Brownian Motion generator applied on indicator function.

Question

We know that for a vanishing real-valued $C^2$-function $f$ and a brownian motion $B$ we have $$\frac{d}{dt}\mathbb{E}_x[f(B_t)]=\frac{1}{2}\frac{d^2}{dx^2}\mathbb{E}_x[f(B_t)]$$ Now, i have seen the following. Let $$\Phi_t(x)=\mathbb{P}(B_t\leq x)$$ which is the distribution function of a normal distribution with parameters $(0,t)$. Then it holds $$\frac{d}{dt}\Phi_t(x)=\frac{1}{2}\frac{d^2}{dx^2}\Phi_t(x)$$ I don't understand why this is true or where this comes from. How to rewrite $$\Phi_t(x)=\mathbb{E}_x[f(B_t)]$$ with suitable $f$ such that $f$ is in the domain of the generator of brownian motion?

Answer 1

Denote by $$p_t(y) := \frac{1}{\sqrt{2\pi t}} \exp \left(-\frac{y^2}{2t} \right)$$ the density of $B_t$. Then $$\Phi_t(x) = \mathbb{P}(B_t \leq x) = \int_{(-\infty,x]} p_t(y) \, dy.$$ Differentiation with respect to $t$ yields

$$\frac{d}{dt} \Phi_t(x) = \int_{(-\infty,x]} \frac{d}{dt} p_t(y) \, dy.$$ Since $$\frac{d}{dt} p_t(y) = \frac{1}{2} \frac{d^2}{dy^2} p_t(y)$$ we get $$\frac{d}{dt} \Phi_t(x) = \frac{1}{2} \int_{(-\infty,x]} \frac{d^2}{dy^2}p_t(y) \, dy = \frac{1}{2} \frac{d}{dx} p_t(x).\tag{1}$$

On the other hand, the fundamental theorem of calculus gives

$$\frac{d}{dx} \Phi_t(x) = p_t(x)$$

and so

$$\frac{d^2}{dx^2} \Phi_t(x) = \frac{d}{dx} p_t(x).\tag{2}$$

Combining $(1)$ and $(2)$ proves the assertion.

Answer 2

\begin{align*} \frac{\partial}{\partial t} E^x[f(B_t)] &=\frac{1}{2}\frac{\partial ^2}{\partial x^2} E^x[f(B_t)] \quad\quad (*) \\ \frac{\partial}{\partial t}\Phi_t(x) &=\frac{1}{2}\frac{\partial ^2}{\partial x^2}\Phi_t(x) \quad \quad \quad (**) \end{align*} where $\Phi_t(x)= P(B_t\leq x)$.

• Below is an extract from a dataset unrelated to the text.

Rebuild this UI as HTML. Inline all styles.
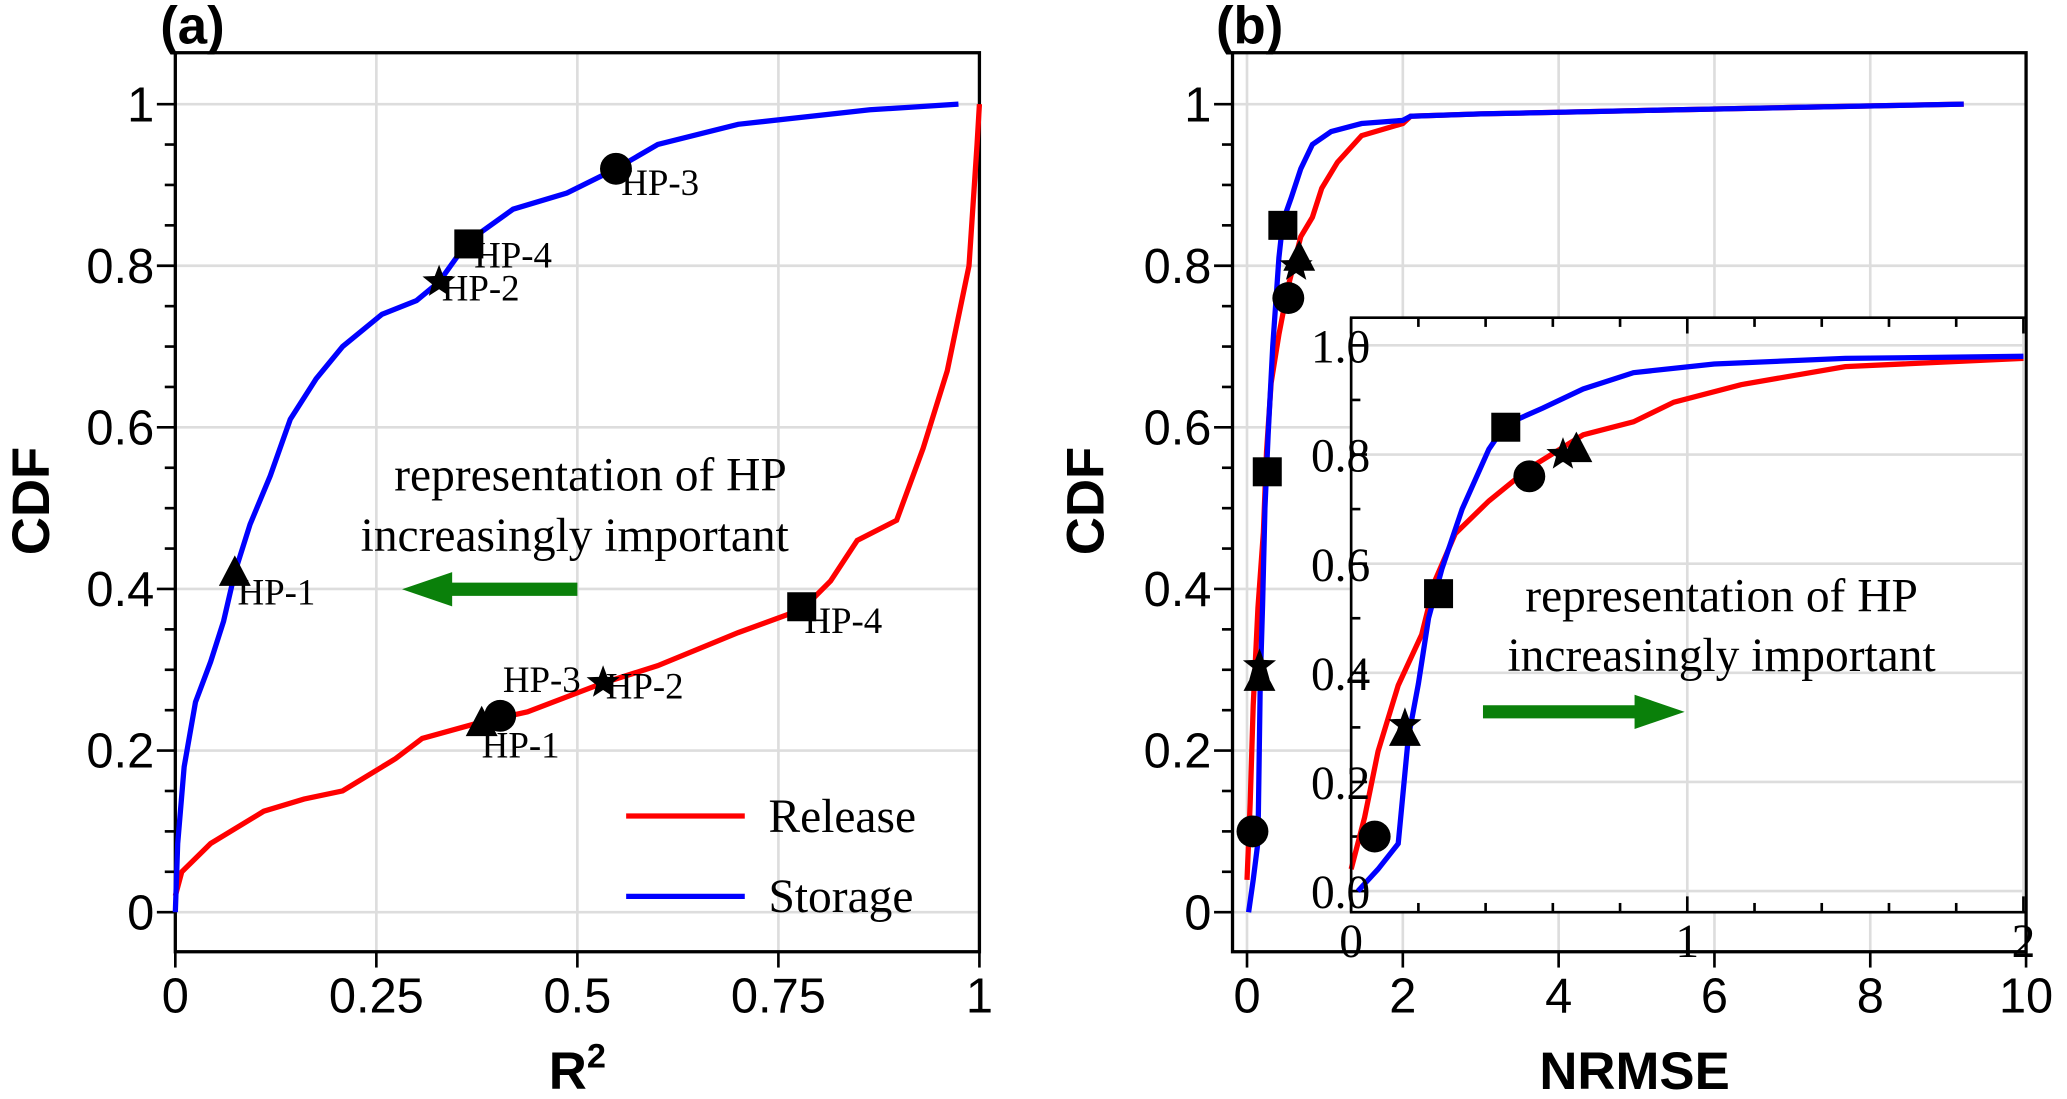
<!DOCTYPE html>
<html><head><meta charset="utf-8"><style>
html,body{margin:0;padding:0;background:#fff}
svg text{font-family:"Liberation Sans",sans-serif}
.serif{font-family:"Liberation Serif",serif}
</style></head><body>
<svg id="chart" width="2067" height="1094" viewBox="0 0 2067 1094" xmlns="http://www.w3.org/2000/svg">
<g transform="scale(1.3182)">
<g id="a"></g>
<g id="b"></g>
<g id="ins"></g>
</g>
</svg>
<script>
// Panel (a) data: R2 vs CDF
const aStorageX=[0,0.003,0.011,0.025,0.044,0.06,0.074,0.093,0.118,0.143,0.175,0.208,0.257,0.30,0.328,0.364,0.42,0.487,0.548,0.60,0.70,0.864,0.974];
const aStorageY=[0,0.085,0.18,0.26,0.31,0.36,0.42,0.48,0.54,0.61,0.66,0.70,0.74,0.757,0.78,0.83,0.87,0.89,0.92,0.95,0.975,0.993,1.0];
const aReleaseX=[0,0.008,0.044,0.11,0.16,0.208,0.274,0.307,0.38,0.438,0.533,0.60,0.70,0.78,0.815,0.848,0.897,0.93,0.96,0.987,0.997,1.0];
const aReleaseY=[0.02,0.05,0.085,0.125,0.14,0.15,0.19,0.215,0.235,0.248,0.284,0.305,0.346,0.375,0.41,0.46,0.485,0.574,0.67,0.80,0.95,1.0];
const aMarkerX=[0.074,0.328,0.548,0.365,0.381,0.404,0.532,0.779];
const aMarkerY=[0.42,0.78,0.92,0.827,0.234,0.243,0.284,0.378];
const aMarkerShape=['tri','star','circ','sq','tri','circ','star','sq'];
const aMarkerLabel=['HP-1','HP-2','HP-3','HP-4','HP-1','HP-3','HP-2','HP-4'];
const aLabelDX=[2,2,4,4,0,2,2,2];
const aLabelDY=[38,28,34,32,40,-4,26,34];
const aXTicks=[0,0.25,0.5,0.75,1];
const aXTickLabels=['0','0.25','0.5','0.75','1'];
const yTicks=[0,0.2,0.4,0.6,0.8,1];
const yTickLabels=['0','0.2','0.4','0.6','0.8','1'];
// Panel (b) data: NRMSE vs CDF
const bStorageX=[0.02,0.08,0.14,0.17,0.2,0.23,0.27,0.33,0.41,0.46,0.57,0.69,0.84,1.08,1.47,2.0,2.1,3,5,7,9.2];
const bStorageY=[0,0.04,0.087,0.28,0.38,0.5,0.59,0.7,0.81,0.855,0.885,0.92,0.95,0.966,0.976,0.98,0.985,0.988,0.992,0.996,1.0];
const bReleaseX=[0,0.04,0.08,0.14,0.21,0.25,0.31,0.41,0.53,0.69,0.84,0.96,1.16,1.47,2.0,2.1,3,5,7,9.2];
const bReleaseY=[0.04,0.135,0.256,0.377,0.47,0.57,0.655,0.715,0.775,0.836,0.86,0.896,0.928,0.961,0.976,0.985,0.988,0.992,0.996,1.0];
const bMarkerX=[0.07,0.16,0.16,0.26,0.46,0.53,0.63,0.67];
const bMarkerY=[0.1,0.29,0.305,0.545,0.85,0.76,0.80,0.81];
const bMarkerShape=['circ','tri','star','sq','sq','circ','star','tri'];
const bXTicks=[0,2,4,6,8,10];
const insXTicks=[0,1,2];
const insYTicks=[0,0.2,0.4,0.6,0.8,1.0];
const insYTickLabels=['0.0','0.2','0.4','0.6','0.8','1.0'];

const NS='http://www.w3.org/2000/svg';
function mk(parent,tag,attrs,text){const e=document.createElementNS(NS,tag);for(const k in attrs)e.setAttribute(k,attrs[k]);if(text!==undefined)e.textContent=text;parent.appendChild(e);return e;}
function path(xs,ys,sx,sy){return xs.map((v,i)=>(i?'L':'M')+sx(v).toFixed(1)+','+sy(ys[i]).toFixed(1)).join('');}
function marker(g,shape,x,y,s){
  let e;
  if(shape==='circ')e=mk(g,'circle',{cx:x,cy:y,r:s*0.55,fill:'#000'});
  else if(shape==='sq')e=mk(g,'rect',{x:x-s*0.5,y:y-s*0.5,width:s,height:s,fill:'#000'});
  else if(shape==='tri')e=mk(g,'polygon',{points:`${x},${y-s*0.6} ${x-s*0.55},${y+s*0.45} ${x+s*0.55},${y+s*0.45}`,fill:'#000'});
  else{let p=[];for(let i=0;i<10;i++){const r=i%2?s*0.25:s*0.6;const a=-Math.PI/2+i*Math.PI/5;p.push((x+r*Math.cos(a)).toFixed(1)+','+(y+r*Math.sin(a)).toFixed(1));}e=mk(g,'polygon',{points:p.join(' '),fill:'#000'});}
  
  
}
function arrow(g,x1,x2,y){
  const dir=Math.sign(x2-x1);
  const l=mk(g,'line',{x1:x1,y1:y,x2:x2-dir*36,y2:y,stroke:'#0a800a','stroke-width':10});
  
  
  const h=mk(g,'polygon',{points:`${x2},${y} ${x2-dir*38},${y-13} ${x2-dir*38},${y+13}`,fill:'#0a800a'});
  
  
}
function frame(g,L,R,T,B,sx,sy,xt,xtl,name){
  xt.forEach(v=>{const l=mk(g,'line',{x1:sx(v),x2:sx(v),y1:T,y2:B,stroke:'#ddd','stroke-width':2});});
  yTicks.forEach(v=>{const l=mk(g,'line',{x1:L,x2:R,y1:sy(v),y2:sy(v),stroke:'#ddd','stroke-width':2});});
  for(let v=0;v<=1.0001;v+=0.05){const big=Math.abs(v*5-Math.round(v*5))<1e-6;const l=mk(g,'line',{x1:L-(big?14:8),x2:L,y1:sy(v),y2:sy(v),stroke:'#000','stroke-width':2});}
  yTicks.forEach((v,i)=>{const t=mk(g,'text',{x:L-16,y:sy(v)+13,'font-size':37,'text-anchor':'end'},yTickLabels[i]);});
  xt.forEach((v,i)=>{const l=mk(g,'line',{x1:sx(v),x2:sx(v),y1:B,y2:B+12,stroke:'#000','stroke-width':2});
    const t=mk(g,'text',{x:sx(v),y:B+46,'font-size':37,'text-anchor':'middle'},xtl[i]);});
  const r=mk(g,'rect',{x:L,y:T,width:R-L,height:B-T,fill:'none',stroke:'#000','stroke-width':2.5});
  
  
}
(function(){
const g=document.getElementById('a');
const L=133,R=743,T=40,B=722;
const sx=v=>133+v*610, sy=v=>692-v*613;
frame(g,L,R,T,B,sx,sy,aXTicks,aXTickLabels,'panel-a');
let p=mk(g,'path',{d:path(aReleaseX,aReleaseY,sx,sy),fill:'none',stroke:'#ff0000','stroke-width':4});

p=mk(g,'path',{d:path(aStorageX,aStorageY,sx,sy),fill:'none',stroke:'#0000ff','stroke-width':4});

aMarkerX.forEach((v,i)=>{marker(g,aMarkerShape[i],sx(v),sy(aMarkerY[i]),22);
  const t=mk(g,'text',{x:sx(v)+aLabelDX[i],y:sy(aMarkerY[i])+aLabelDY[i]-14,'font-size':28,class:'serif'},aMarkerLabel[i]);
  });
let t=mk(g,'text',{x:448,y:372,'font-size':36,'text-anchor':'middle',class:'serif'},'representation of HP');
t=mk(g,'text',{x:436,y:418,'font-size':36,'text-anchor':'middle',class:'serif'},'increasingly important');
arrow(g,438,305,447);
let l=mk(g,'line',{x1:475,x2:565,y1:619,y2:619,stroke:'#ff0000','stroke-width':4});
t=mk(g,'text',{x:583,y:631,'font-size':36,class:'serif'},'Release');
l=mk(g,'line',{x1:475,x2:565,y1:680,y2:680,stroke:'#0000ff','stroke-width':4});
t=mk(g,'text',{x:583,y:692,'font-size':36,class:'serif'},'Storage');
t=mk(g,'text',{x:146,y:33,'font-size':40,'font-weight':'bold','text-anchor':'middle'},'(a)');
t=mk(g,'text',{x:438,y:826,'font-size':40,'font-weight':'bold','text-anchor':'middle'});t.innerHTML='R<tspan font-size="26" dy="-16">2</tspan>';
t=mk(g,'text',{x:0,y:0,'font-size':40,'font-weight':'bold','text-anchor':'middle',transform:'translate(37,380) rotate(-90)'},'CDF');
})();
(function(){
const g=document.getElementById('b');
const L=935,R=1537,T=40,B=722;
const sx=v=>946+v*59.1, sy=v=>692-v*613;
frame(g,L,R,T,B,sx,sy,bXTicks,bXTicks.map(String),'panel-b');
let p=mk(g,'path',{d:path(bReleaseX,bReleaseY,sx,sy),fill:'none',stroke:'#ff0000','stroke-width':4});

p=mk(g,'path',{d:path(bStorageX,bStorageY,sx,sy),fill:'none',stroke:'#0000ff','stroke-width':4});

bMarkerX.forEach((v,i)=>marker(g,bMarkerShape[i],sx(v),sy(bMarkerY[i]),22));
let t=mk(g,'text',{x:948,y:33,'font-size':40,'font-weight':'bold','text-anchor':'middle'},'(b)');
t=mk(g,'text',{x:1240,y:826,'font-size':40,'font-weight':'bold','text-anchor':'middle'},'NRMSE');
t=mk(g,'text',{x:0,y:0,'font-size':40,'font-weight':'bold','text-anchor':'middle',transform:'translate(837,380) rotate(-90)'},'CDF');
})();
(function(){
const g=document.getElementById('ins');
const L=1025,R=1537,T=241,B=692;
const sx=v=>1025+v*255, sy=v=>676-v*414;
let r=mk(g,'rect',{x:L,y:T,width:R-L,height:B-T,fill:'#fff'});
insXTicks.forEach(v=>{const l=mk(g,'line',{x1:sx(v),x2:sx(v),y1:T,y2:B,stroke:'#ddd','stroke-width':2});});
insYTicks.forEach(v=>{const l=mk(g,'line',{x1:L,x2:R,y1:sy(v),y2:sy(v),stroke:'#ddd','stroke-width':2});});
for(let v=0;v<=1.0001;v+=0.1){const big=Math.abs(v*5-Math.round(v*5))<1e-6;const l=mk(g,'line',{x1:L,x2:L+(big?12:7),y1:sy(v),y2:sy(v),stroke:'#000','stroke-width':2});}
for(let v=0;v<=2.0001;v+=0.2){const big=Math.abs(v-Math.round(v))<1e-6;[[T,T+(big?12:7)],[B,B-(big?12:7)]].forEach(yy=>{const l=mk(g,'line',{x1:sx(v),x2:sx(v),y1:yy[0],y2:yy[1],stroke:'#000','stroke-width':2});});}
let p=mk(g,'path',{d:path(bReleaseX.filter(v=>v<=2),bReleaseY,sx,sy),fill:'none',stroke:'#ff0000','stroke-width':4});

p=mk(g,'path',{d:path(bStorageX.filter(v=>v<=2),bStorageY,sx,sy),fill:'none',stroke:'#0000ff','stroke-width':4});

bMarkerX.forEach((v,i)=>marker(g,bMarkerShape[i],sx(v),sy(bMarkerY[i]),22));
insYTicks.forEach((v,i)=>{const t=mk(g,'text',{x:L-8,y:sy(v)+13,'font-size':36,'text-anchor':'middle',class:'serif'},insYTickLabels[i]);});
insXTicks.forEach(v=>{const t=mk(g,'text',{x:sx(v),y:B+34,'font-size':36,'text-anchor':'middle',class:'serif'},String(v));});
r=mk(g,'rect',{x:L,y:T,width:R-L,height:B-T,fill:'none',stroke:'#000','stroke-width':2});
let t=mk(g,'text',{x:1306,y:464,'font-size':36,'text-anchor':'middle',class:'serif'},'representation of HP');
t=mk(g,'text',{x:1306,y:509,'font-size':36,'text-anchor':'middle',class:'serif'},'increasingly important');
arrow(g,1125,1278,540);
})();
</script>
</body></html>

The answer given by @saz already explained why $(*)$ is true.

For your other question

...How to rewrite $\Phi_t(x)$ with suitable $f$ such that $f$ is in the domain of the generator of Brownian motion [so that $(*)$ can be viewed as an instance of $(**)$]?

the answer is no, $(*)$ should not be viewed as an instance of $(**)$. Not even formally with $f$ being an indicator function.

Equation $(*)$ is a special case of the Kolmogorov backward equation, and $(**)$ is related to the Kolmogorov forward equation. In general they are dual to each other. In the special case of Brownian motion, they turn out to be similar because the infinitesmal generator $$ A = \frac{1}{2} \frac{\partial^2}{\partial x^2} $$ is self-adjoint and the transition density $$ p_t(x,z) = P^x( B_t \in dz ) $$ is symmetric in the backward variable $x$ and forward variable $z$.

In general, given Ito diffusion $(X_t)$ with $X_0 = x$, the Kolmogorov backward equation is $$ \frac{\partial}{\partial t} E^x[ f(X_t) ] = A E^x[ f (X_t) ]. $$ where $f \in C^2$ and $A$ operates on the backward variable $x$. The special case when $X = B$ is precisely $(*)$.

On the other hand, let $p_t(x,z) = P^x( X_t \in dz )$ be the transition density of $(X_t)$, then the Kolmogorov forward equation is $$ \frac{\partial}{\partial t} p_t(x,z) = A^* p_t(x,z) $$ where $A^*$ is the adjoint operator of $A$ operating on the forward variable $z$.

For Brownian motion starting a $x$, the infinitesmal generator $A$ is self-adjoint, i.e. $A = A^*$, with appropriate domains. Moreover $ p_t(x,z) = \frac{1}{ \sqrt{2 \pi t} }e^{-\frac12 \frac{(x-z)^2}{t}} $ implies that $$ A^* p_t(x,z) = A p_t(x,z) $$ where $A^*$ operates on $z$ and $A$ operates on $x$. So $$ \frac{\partial}{\partial t} p_t(x,z) = A p_t(x,z), $$ which leads to $(**)$.